Archive for the 'live reviews' Category

Instal 05 – Day 3

Posted: October 17th, 2005, by Marceline Smith

This was Quiet Day and we needed it after Hijokaidan, especially with the sun shining outside. I had to tear myself away from my usual Sunday walk and head into the bowels of the Arches once more but I was suitably rewarded.

INGAR ZACH & RHODRI DAVIES
A collaboration between percussionist Zach and harpist Davies, this was perfect Sunday afternoon fare. Ingar Zach had the air of an inquisitive garden shed inventor picking up various objects and trying them out on his drum kit. Electric fans, metal chains and ping pong balls (hopefully purloined from Sun City Girls) were a few of the things used to create fluttering, pattering, juddering rhythms. In perfect accord Rhodri Davies pulled out extended drones and short plucks of sound from his harp using various bits and pieces of his own.

LOREN MAZZACANE CONNORS & ALAN LICHT
This was a delight from start to finish – beautiful, intricate guitar interplay between the two with an array of pedals to tweak the sound and noisier bursts of feedback to stop you from quite drifting off. There was an attentive hush in the room and only the discomfort of the floor made me want them to stop. Quite lovely.

JANDEK AGAIN
Looks like Jandek had been reading my post about Friday and this time we did get a stripped down set with just Loren Mazzacone Connors on guitar and Jandek’s mournful poetics. It was really quite affecting especially when the words were interspersed with interludes of sighing harmonica with the lights slowly changing between the two. The second half of the set saw Jandek take to the drums along with Alan Licht on guitar and (so Alex says, I wouldn’t know) Heather from Taurpis Tula on pedal steel. Jandek’s booming simple drumming was wonderful and this was surrounded by swathes of noise and Heather’s primal wail which grew to be one of the most impressively soul-destroying things I’ve heard in my life, gnawing away at my soul and filling my heart with nightmares. After about 20 minutes the intensity of this was almost too much to bear. Afterwards we emerged blinking and stupified and I sat in a befuddled daze with StewBeard for half an hour while we talked disjointedly and tried to shake off the sound and effect of that voice. By that point I had pretty much lost it.
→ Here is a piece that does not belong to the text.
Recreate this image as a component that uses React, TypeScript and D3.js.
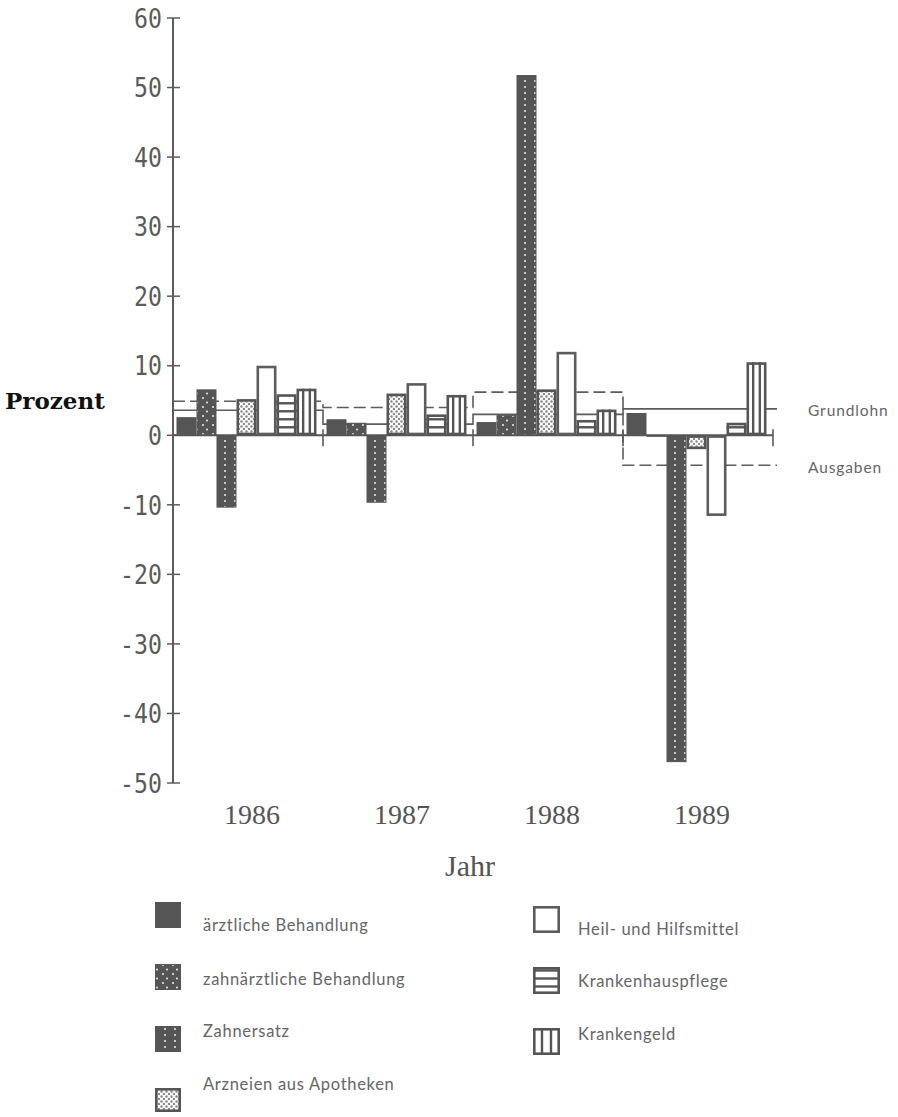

But that’s the great thing about Instal, hearing things you might never dream of listening to in your own home and can never play loudly enough for full appreciation. Sure, I found myself scrabbling for pop music as soon as I left the building to restore some kind of equilibrium but it’s an honour to be able to challenge my ears in this way and see the many ways people can create new and inspiring sounds.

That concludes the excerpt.